Looking forward to stopping here again?
Always do. Going to visit a lot of old friends and eat some fabulous food. A lot of times you do the gig in the city and get back in the bus right away. But this time I’ll have some time. Tork plays at Preservation Hall on Tuesdays, so I’ll be there. The last time I was in Preservation Hall, they pulled Sweet Emma’s megaphone out of its case and let me sing through it. Definitely see lots of music. Certainly any place Tork and Cranston are playing, I’ll be there.
You have a “mission” that’s close to your heart that’s directed at the New Orleans Jazz & Heritage Festival.
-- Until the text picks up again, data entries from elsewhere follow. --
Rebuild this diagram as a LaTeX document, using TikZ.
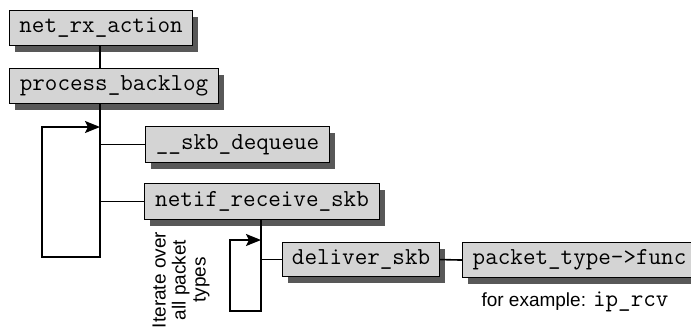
\documentclass[tikz,border=0pt]{standalone}
\usepackage{fontspec}
\setmainfont{Liberation Sans}
\usetikzlibrary{arrows.meta,shadows}
\definecolor{boxfill}{RGB}{212,212,212}
\definecolor{shadowgray}{RGB}{88,88,88}
\newcommand{\codesize}{\ttfamily\fontsize{24.4}{28}\selectfont}
\begin{document}
\begin{tikzpicture}[x=1pt,y=-1pt,
  fnbox/.style={draw=black, line width=1.1pt, fill=boxfill, inner sep=0pt,
    anchor=north west, minimum height=35pt,
    font=\codesize,
    drop shadow={shadow xshift=5pt, shadow yshift=-6pt, fill=shadowgray, opacity=1}},
  link/.style={line width=1.6pt, draw=black},
  looparrow/.style={link, -{Stealth[length=15pt,width=12pt,inset=3pt]}},
  note/.style={font=\fontsize{19}{20}\selectfont, inner sep=0pt}
]
\useasboundingbox[fill=white] (0,0) rectangle (691,327);

\node[fnbox, minimum width=183pt] (rx) at (9,10) {net\_rx\_action};
\node[fnbox, minimum width=209pt] (pb) at (9,68) {process\_backlog};
\node[fnbox, minimum width=184pt, minimum height=36pt] (dq) at (145,126) {\_\_skb\_dequeue};
\node[fnbox, minimum width=235pt, minimum height=36pt] (nr) at (144,183) {netif\_receive\_skb};
\node[fnbox, minimum width=157pt, minimum height=34pt] (ds) at (282,242) {deliver\_skb};
\node[fnbox, minimum width=234pt] (pt) at (462,242) {packet\_type->func};

\coordinate (outA) at (100,257);
\coordinate (outB) at (42,257);
\coordinate (outC) at (42,127);
\coordinate (outD) at (100,127);
\coordinate (inA) at (261,311);
\coordinate (inB) at (230,311);
\coordinate (inC) at (230,240);
\coordinate (inD) at (261,240);

\draw[link] (rx.south -| outA) -- (pb.north -| outA);
\draw[looparrow] (pb.south -| outA) -- (outA) -- (outB) -- (outC) -- (outD);
\draw[link] (dq.west) -- (dq.west -| outA);
\draw[link] (nr.west) -- (nr.west -| outA);
\draw[looparrow] (nr.south -| inA) -- (inA) -- (inB) -- (inC) -- (inD);
\draw[link] (ds.west) -- (ds.west -| inA);
\draw[link] (ds.east) -- (pt.west);

\node[note] (ex) at (575,302) {for example: {\codesize ip\_rcv}};
\node[note, rotate=90, align=center] (it) at (181,280) {Iterate over\\all packet\\types};
\end{tikzpicture}
\end{document}
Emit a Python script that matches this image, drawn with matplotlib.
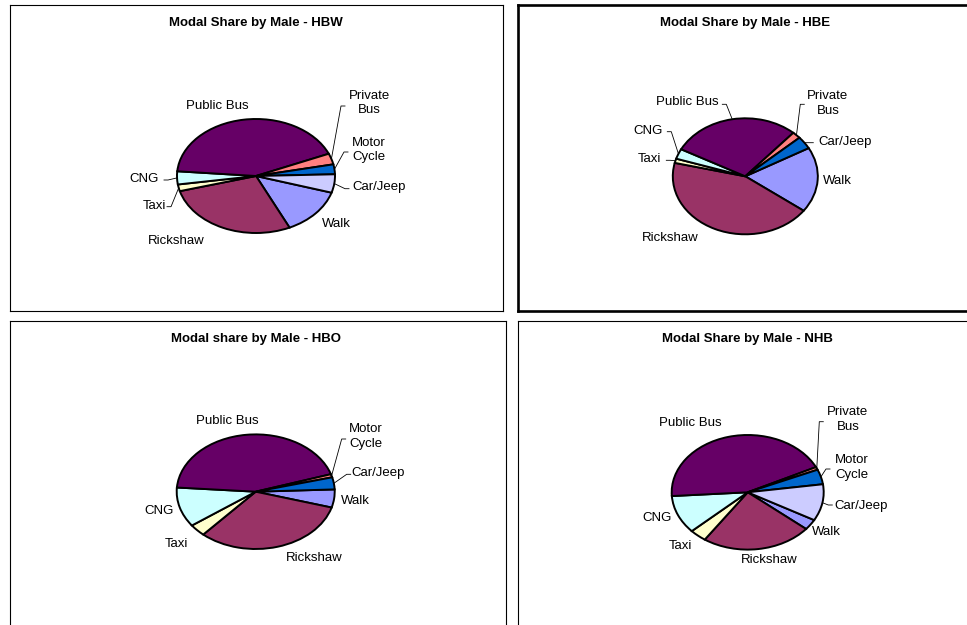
import numpy as np
import matplotlib.pyplot as plt

plt.rcParams['font.family'] = ['Liberation Sans', 'DejaVu Sans']

W, H = 967, 625

# default chart palette, handed out to the slices in series order
palette = ['#9999FF', '#993366', '#FFFFCC', '#CCFFFF', '#660066', '#FF8080', '#0066CC', '#CCCCFF']

# modal share (%) of male trips by purpose
hbw_modes = ['Walk', 'Rickshaw', 'Taxi', 'CNG', 'Public Bus', 'Private Bus', 'Motor Cycle', 'Car/Jeep']
hbw_share = [13.3, 27.7, 1.9, 3.7, 42.3, 3.1, 2.8, 5.2]

hbe_modes = ['Walk', 'Rickshaw', 'Taxi', 'CNG', 'Public Bus', 'Private Bus', 'Car/Jeep']
hbe_share = [18.2, 43.6, 1.2, 2.8, 28.8, 1.9, 3.5]

hbo_modes = ['Walk', 'Rickshaw', 'Taxi', 'CNG', 'Public Bus', 'Motor Cycle', 'Car/Jeep']
hbo_share = [5.1, 32.1, 3.4, 11.2, 43.9, 0.9, 3.4]

nhb_modes = ['Walk', 'Rickshaw', 'Taxi', 'CNG', 'Public Bus', 'Private Bus', 'Motor Cycle', 'Car/Jeep']
nhb_share = [3.0, 23.5, 3.6, 10.8, 43.8, 0.8, 4.2, 10.3]

names = {'Private Bus': 'Private\nBus', 'Motor Cycle': 'Motor\nCycle'}

# layout in pixels: frame (left, top, right, bottom), pie centre, semi-axes,
# angle of first slice; labels are (dx, dy, ha) from the centre, leaders are elbow points
panels = [
    dict(title='Modal Share by Male - HBW', modes=hbw_modes, share=hbw_share,
         frame=(10, 5, 503, 311), centre=(256, 176), radii=(79, 57), start=-17, edge=0.8,
         labels={'Public Bus': (-38.5, 70, 'center'), 'Private Bus': (93, 73, 'left'),
                 'Motor Cycle': (96, 26, 'left'), 'Car/Jeep': (96, -11, 'left'),
                 'Walk': (66, -48, 'left'), 'Rickshaw': (-80, -65, 'center'),
                 'Taxi': (-90, -30, 'right'), 'CNG': (-97, -3.5, 'right')},
         leaders={'Private Bus': (85, 70), 'Motor Cycle': (88, 24), 'Car/Jeep': (89, -12.7),
                  'CNG': (-88, -4), 'Taxi': (-85, -30.7)}),
    dict(title='Modal Share by Male - HBE', modes=hbe_modes, share=hbe_share,
         frame=(517.5, 5, 975, 311), centre=(745.3, 176.3), radii=(72.5, 58), start=29.1, edge=1.9,
         labels={'Public Bus': (-27, 74, 'right'), 'Private Bus': (62, 73, 'left'),
                 'Car/Jeep': (73, 34, 'left'), 'Walk': (78, -5, 'left'),
                 'Rickshaw': (-75, -62, 'center'), 'CNG': (-83, 45.5, 'right'),
                 'Taxi': (-84, 17, 'right')},
         leaders={'Public Bus': (-19, 72), 'Private Bus': (55, 72), 'Car/Jeep': (64, 33.6),
                  'CNG': (-74, 44.6), 'Taxi': (-75, 16)}),
    dict(title='Modal share by Male - HBO', modes=hbo_modes, share=hbo_share,
         frame=(10, 321, 505.5, 635), centre=(255.7, 491.7), radii=(79, 57.3), start=2.3, edge=0.8,
         labels={'Public Bus': (-28, 71, 'center'), 'Motor Cycle': (93.6, 55, 'left'),
                 'Car/Jeep': (96, 18.4, 'left'), 'Walk': (85, -9, 'left'),
                 'Rickshaw': (59, -66.6, 'center'), 'Taxi': (-79, -52, 'center'),
                 'CNG': (-82, -19.5, 'right')},
         leaders={'Motor Cycle': (86, 52.7), 'Car/Jeep': (91, 17.4)}),
    dict(title='Modal Share by Male - NHB', modes=nhb_modes, share=nhb_share,
         frame=(518, 321, 975, 635), centre=(747.7, 492.3), radii=(76, 57.3), start=-29, edge=0.8,
         labels={'Public Bus': (-57, 69, 'center'), 'Private Bus': (79.6, 72.6, 'left'),
                 'Motor Cycle': (87, 25, 'left'), 'Car/Jeep': (87, -13.5, 'left'),
                 'Walk': (64, -40, 'left'), 'Rickshaw': (21.6, -67.7, 'center'),
                 'Taxi': (-67.7, -53.5, 'center'), 'CNG': (-76, -26, 'right')},
         leaders={'Private Bus': (71.6, 70.6), 'Motor Cycle': (78.3, 23.3), 'Car/Jeep': (80.6, -12.7)}),
]

fig = plt.figure(figsize=(W / 100, H / 100), dpi=100)

for p in panels:
    l, t, r, b = p['frame']
    cx, cy = p['centre']
    ra, rb = p['radii']
    ax = fig.add_axes([l / W, 1 - b / H, (r - l) / W, (b - t) / H])
    wedges, _ = ax.pie(p['share'], colors=palette[:len(p['share'])], startangle=p['start'],
                       counterclock=False, wedgeprops=dict(edgecolor='black', linewidth=1.4))
    # squash the pie into an ellipse
    ax.set_aspect('auto')
    ax.set_xlim((l - cx) / ra, (r - cx) / ra)
    ax.set_ylim((cy - b) / rb, (cy - t) / rb)
    ax.set_frame_on(True)
    ax.set_xticks([])
    ax.set_yticks([])
    for s in ax.spines.values():
        s.set_linewidth(p['edge'])
        s.set_color('black')

    ax.text(0, (cy - t - 18) / rb, p['title'], ha='center', va='center',
            fontsize=9.5, fontweight='bold')

    for w, mode in zip(wedges, p['modes']):
        dx, dy, ha = p['labels'][mode]
        ax.text(dx / ra, dy / rb, names.get(mode, mode), ha=ha, va='center', fontsize=9.5,
                multialignment='center', linespacing=1.3)
        if mode in p['leaders']:
            ex, ey = p['leaders'][mode]
            mid = np.deg2rad((w.theta1 + w.theta2) / 2)
            sx = ex + (4 if dx > ex else -4)
            ax.plot([np.cos(mid), ex / ra, sx / ra], [np.sin(mid), ey / rb, ey / rb],
                    color='black', lw=0.6)

fig.savefig('out.png', dpi=100)
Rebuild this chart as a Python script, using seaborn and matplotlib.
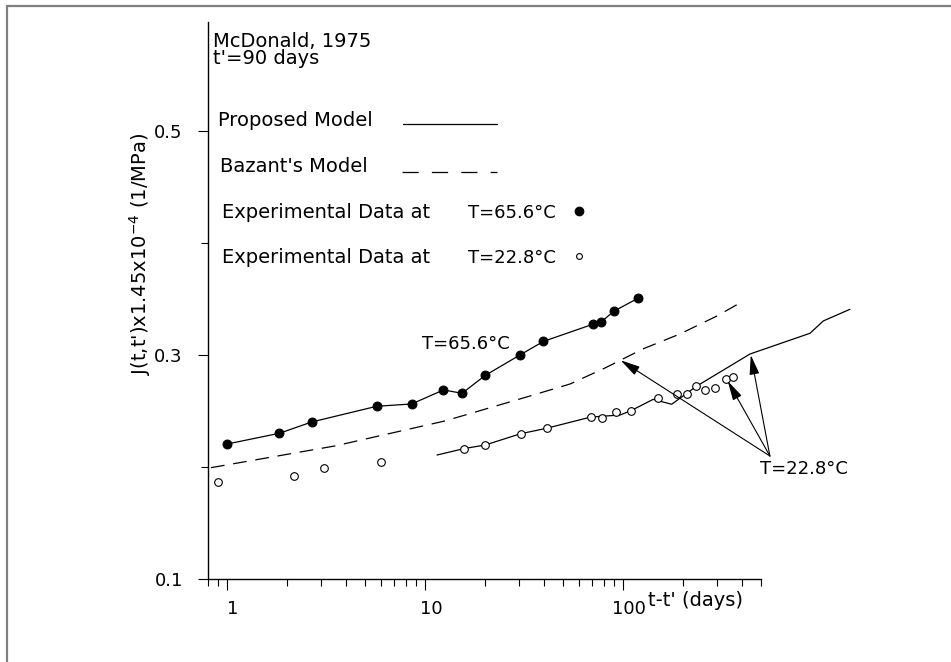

Yes I do. My 40th album was a tribute to Memphis Minnie [Lizzie “Kid” Douglas]. Memphis Minnie was born in Algiers, Louisiana . I’ve taken that little ferry across the Mississippi to see the historic marker there paying tribute to her. Memphis Minnie was a prolific blues woman who recorded over 250 songs and played the hell out of the guitar. But not too many people know about her. I’d like to replicate that album at the festival. A few years ago I did a tribute to Sister Rosetta Tharpe’s album. Quint Davis heard it. He flipped out and booked us. We did the Sister Rosetta Tharpe tribute out at the Fairgrounds. George Wein was so taken that at one point he pushed Tork off the piano stool and started playing. Everybody involved in the project [guitarists Del Ray and Rory Block] said they’d jump at the chance to do these songs on stage. If there’s any “heritage” left at the Jazz Fest, I think they should let us do this tribute out there.